Our Tiny Place in the Enormous Cosmos (Video)

By seth
seth
seth
seth 1105 sethcp@p3plcpnl0417.prod.phx3.secureserver.net
October 14, 2011Updated: September 29, 2015

Size Spectrum of Celestial Bodies in the Known Universe

This informative video answers a simple question—just how big can astronomical bodies get? Or more precisely, how small is the planet we live on compared with them?

The video uses information gathered from observations about the known universe, and compares the sizes of various planets and stars.

The spectrum begins with what we might consider a big object: the moon orbiting our planet. Then comes Mercury which is a little bigger, after it Mars, and Venus and Earth which are similar size.

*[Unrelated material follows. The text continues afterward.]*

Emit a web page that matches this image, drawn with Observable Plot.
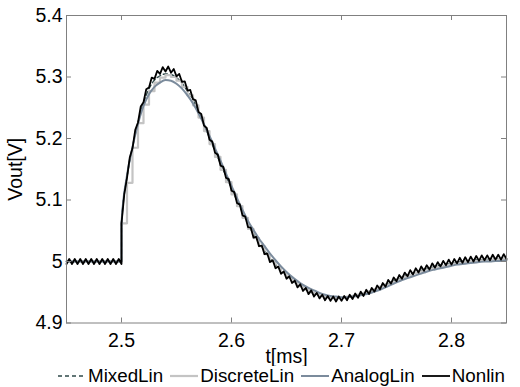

After Earth, the scale increases dramatically to Neptune, Saturn, and Jupiter. Then we see how enormous our sun is compared with all the other objects in our solar system.

From here on, it’s all about star with each one significantly larger than the previous one. As the footage progresses, we become more and more aware of how truly tiny our place in the universe is.

Finally, we see the largest known star, VY Canis Majoris, a red hypergiant with a diameter of approximately 1.7 billion miles (2.8 billion kilometers).

To give us a sense of its enormity, the Earth is shown as a dot above its glowing surface, and compared to a passenger jet that would take 1,100 years to fly around it once!

Unless you are an astronaut, everything you have ever known and experienced happened on this little planet, a literal speck of dust compared to the immensity of other objects in our universe.